В зависимости от выполненной или не выполненной нормы контора выдает ежедневно по четверти килограмма зерна на человека. Иногда это ячмень, иногда овес или «джугара» — неизвестный у нас сорт крупнозернистого, белого проса, дающего сухие кисти, похожие на стеклянные, а иногда обычное просо. Реже всего — пшеница. Кроме того, все время нашего пребывания нам выдавали еще по одной репе в день. А мясо в колхозе — это такая редкость, что после друг другу рассказывают: «Это было тогда, когда выдавали гуш» — или «Это было сразу после выдачи гуша…» Попросту эпохальное событие! Что-то еще делалось с молоком. Какой-то несчастный десяток литров контора делила ежедневно, но это случалось не каждый день и не для всех. Похоже, что преимущество имели те хаты, где пищал новорожденный, но это — мое собственное предположение, потому что нам так и не удалось точно выяснить, как происходил дележ этого молока. Мы его получили дважды за три месяца. По стакану на каждую.

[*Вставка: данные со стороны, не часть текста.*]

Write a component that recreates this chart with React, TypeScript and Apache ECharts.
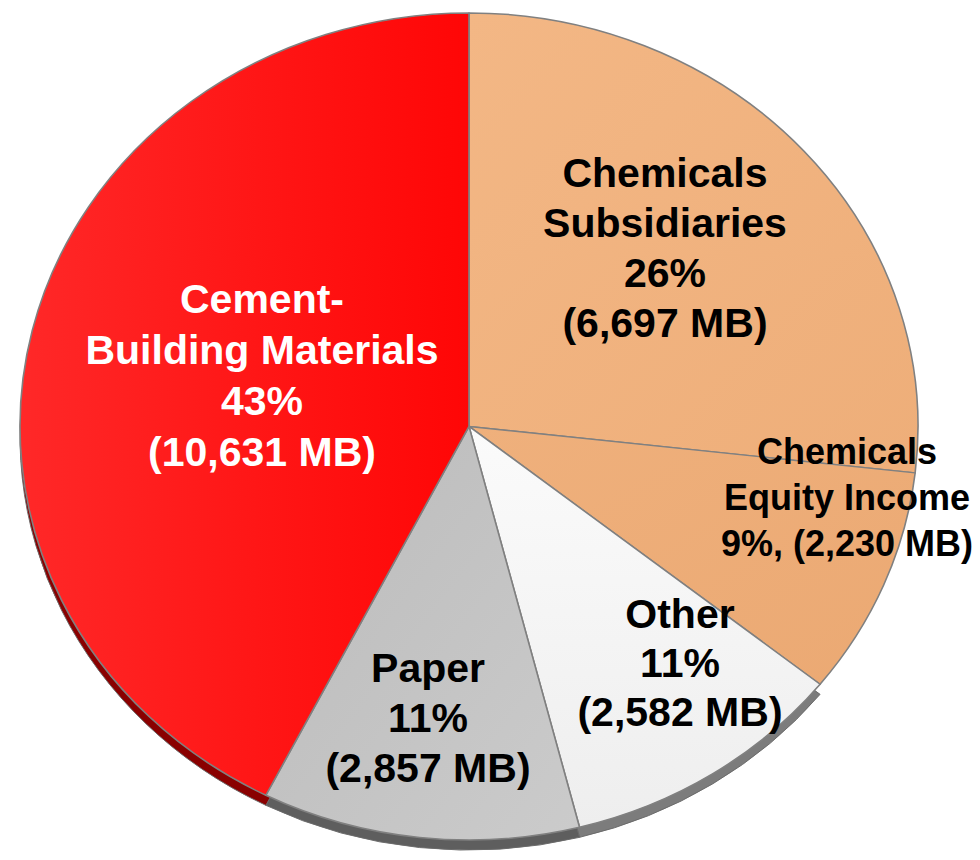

В одном можно быть уверенным: люди здесь постоянно голодны. Вопрос о том, чем они будут нынче питаться и что выдаст контора: арпагон, бурдой или арак, — вот единственная тема, обсуждаемая на все лады во время работы, после работы и перед работой. В принципе работникам, перевыполнившим норму, полагалось еще и денежное вознаграждение... Нам, однако, говорили, что сейчас, во время войны, контора задолжала людям по нескольку сот рублей этих надбавок, о которых никто не осмеливался напоминать, и которые никому даже в голову не приходило платить. К тому же у колхозников дополнительно был украден день отдыха, полагавшийся раз в десять дней!
Но тут журналистская добросовестность заставляет меня добавить в скобках, что мы все-таки были на каких-то исключительных правах. Нас не только не заставляли работать по воскресеньям, признавая, что по нашим «законам» это запрещено, но, кроме того, контора выплатила нам несколько десятков рублей на троих из-за этих самых надбавок! За что, раз мы не справлялись с нормой — ума не приложу! Разве для подтверждения того факта, что в России не существует никаких правил, что все здесь изменчиво, случайно, непредсказуемо...
Такие несколько десятков рублей — это вовсе не богатство. За пёст, шалгам или сабзи — то есть лук, репу или морковь — на базаре нужно платить по 5-8 рублей за кило. Тем не менее, хочу подчеркнуть, справедливости ради, что по непонятным причинам нас отличили этой выплатой.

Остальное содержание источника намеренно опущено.